Pedro Ramalho reconhece-se nesta visão e também no roteiro de Orgânico Racional. “Quando comecei a projectar, no início da década de 60, estava muito evidente essa relação com o organicismo que vinha da arquitectura nórdica e em particular do Alvar Aalto, mas nunca perdi essa ideia da racionalidade dos projectos; a atenção que dava à organização das plantas foi sempre muito racional, e muito de dentro para fora”, disse o arquitecto aos jornalistas, quinta-feira, na visita guiada à exposição.
Racional orgânico reconstitui meio século de actividade profissional deste arquitecto da Escola do Porto, que assume como prioritário conciliar a encomenda e o programa com o sítio da construção, mas também com as circunstâncias históricas – foi um dos intervenientes no Processo SAAL [Serviço de Apoio Ambulatório Local], que nos anos a seguir ao 25 de Abril de 1974 se ocupou em suprir as necessidades mais básicas em habitação social no país, e para o qual desenhou um conjunto habitacional para a zona das Antas, no Porto.
“Eu não sou muito pela exuberância, acho que a arquitectura deve ser discreta”, diz Pedro Ramalho, partilhando a afirmação do brasileiro Paulo Mendes da Rocha quando este defende que “o edifício é muito menos importante do que a cidade”. “Cada vez mais me sinto mais limitado pela envolvente, e não estou nada interessado em entrar numa linha de exibicionismo; não quero deixar essa pegada”, acrescenta.
Pedro Ramalho é autor de uma arquitectura que “associa a ética à estética”, diz Nuno Sampaio, director artístico da Casa da Arquitectura, realçando que Racional orgânico, “olhar de um arquitecto sobre outro arquitecto, é apenas uma primeira leitura” da sua obra com base no acervo doada à instituição.

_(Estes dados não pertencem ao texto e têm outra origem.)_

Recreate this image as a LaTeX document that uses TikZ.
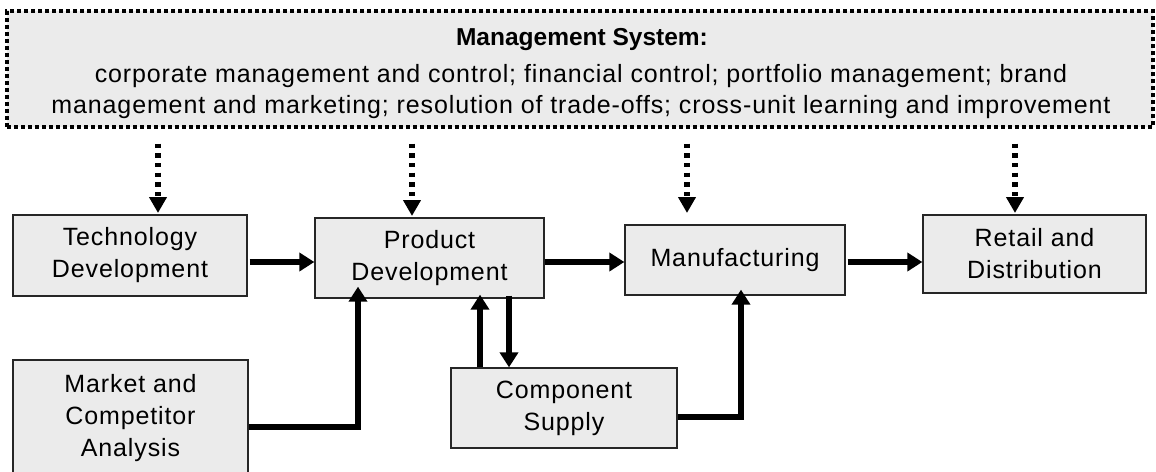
\documentclass[tikz,border=0pt]{standalone}
\usepackage{fontspec}
\setmainfont{Liberation Sans}[LetterSpace=3.5]
\newfontfamily\titlefont{Liberation Sans}[LetterSpace=0]
\usetikzlibrary{arrows.meta}
\definecolor{boxfill}{HTML}{EBEBEB}
\tikzset{
  stagebox/.style={draw=black!85, line width=1.3pt, fill=boxfill, align=center,
    inner sep=0pt, font=\fontsize{25}{32}\selectfont},
  txt/.style={anchor=base, inner sep=0pt, font=\fontsize{25}{31}\selectfont},
  flow/.style={line width=6pt, -{Triangle[length=15pt,width=18pt]}},
  ctrl/.style={line width=5.5pt, dash pattern=on 4.3pt off 5.4pt, -{Triangle[length=16pt,width=17pt]}},
}
\begin{document}
\begin{tikzpicture}[x=1pt,y=-1pt]
\useasboundingbox (0,0) rectangle (1156,471);
% management system
\node[draw=black, line width=3.2pt, dash pattern=on 4pt off 3pt, fill=boxfill,
  minimum width=1146pt, minimum height=116pt, inner sep=0pt] (mgmt) at (580,69) {};
\node[txt, font=\fontsize{24.5}{31}\titlefont\bfseries] (mtitle) at (582,45) {Management System:};
\node[txt] (mline1) at (581,82) {corporate management and control; financial control; portfolio management; brand};
\node[txt] (mline2) at (581,113) {management and marketing; resolution of trade-offs; cross-unit learning and improvement};
% stages
\node[stagebox, minimum width=234pt, minimum height=81pt] (tech) at (130,255.5) {Technology\\Development};
\node[stagebox, minimum width=229pt, minimum height=80pt] (prod) at (429.5,258) {Product\\Development};
\node[stagebox, minimum width=220pt, minimum height=70pt] (manu) at (735,260) {Manufacturing};
\node[stagebox, minimum width=223pt, minimum height=78pt] (retail) at (1034.5,254) {Retail and\\Distribution};
\node[stagebox, minimum width=235pt, minimum height=116pt] (market) at (130.5,418) {Market and\\Competitor\\Analysis};
\node[stagebox, minimum width=226pt, minimum height=80pt] (comp) at (564,408) {Component\\Supply};
% helper coordinates
\coordinate (yflow) at (0,262);
\coordinate (d1) at (158,213);
\coordinate (d2) at (412,216);
\coordinate (d3) at (687,213);
\coordinate (d4) at (1015,213);
\coordinate (mk) at (358,427);
\coordinate (cs) at (741,417);
\coordinate (up) at (480,0);
\coordinate (dn) at (509,0);
% control arrows
\foreach \d in {d1,d2,d3,d4}{
  \draw[ctrl] ([yshift=-15pt]mgmt.south -| \d) -- (\d);
}
% flow arrows
\draw[flow] ([xshift=2pt]tech.east |- yflow) -- (prod.west |- yflow);
\draw[flow] (prod.east |- yflow) -- (manu.west |- yflow);
\draw[flow] ([xshift=2pt]manu.east |- yflow) -- (retail.west |- yflow);
\draw[flow] (market.east |- mk) -| ([yshift=12pt]prod.south -| mk);
\draw[flow] (comp.north -| up) -- ([yshift=4pt]prod.south -| up);
\draw[flow] ([yshift=3pt]prod.south -| dn) -- (comp.north -| dn);
\draw[flow] (comp.east |- cs) -| ([yshift=6pt]manu.south -| cs);
\end{tikzpicture}
\end{document}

Além da amostragem dos dez projectos construídos na região portuense – uma mesa com as plantas originais, as maquetas respectivas e fotografias desses edifícios na actualidade de autoria de André Cepeda –, a exposição comissariada por Nuno Brandão Costa contém algumas intervenções feitas expressamente para esta ocasião: uma instalação da artista conceptual de Zurique Marianne Mueller, uma caixa de luz de André Cepeda e ainda três “pequenos exercícios gráficos” dos arquitectos Carlos Prata, João Pedro Serôdio e José Miguel Rodrigues – este último é também o autor de uma entrevista inédita ao também arquitecto da Casa das Artes de Famalicão e da recuperação do Teatro Rivoli (Porto), que sairá no catálogo.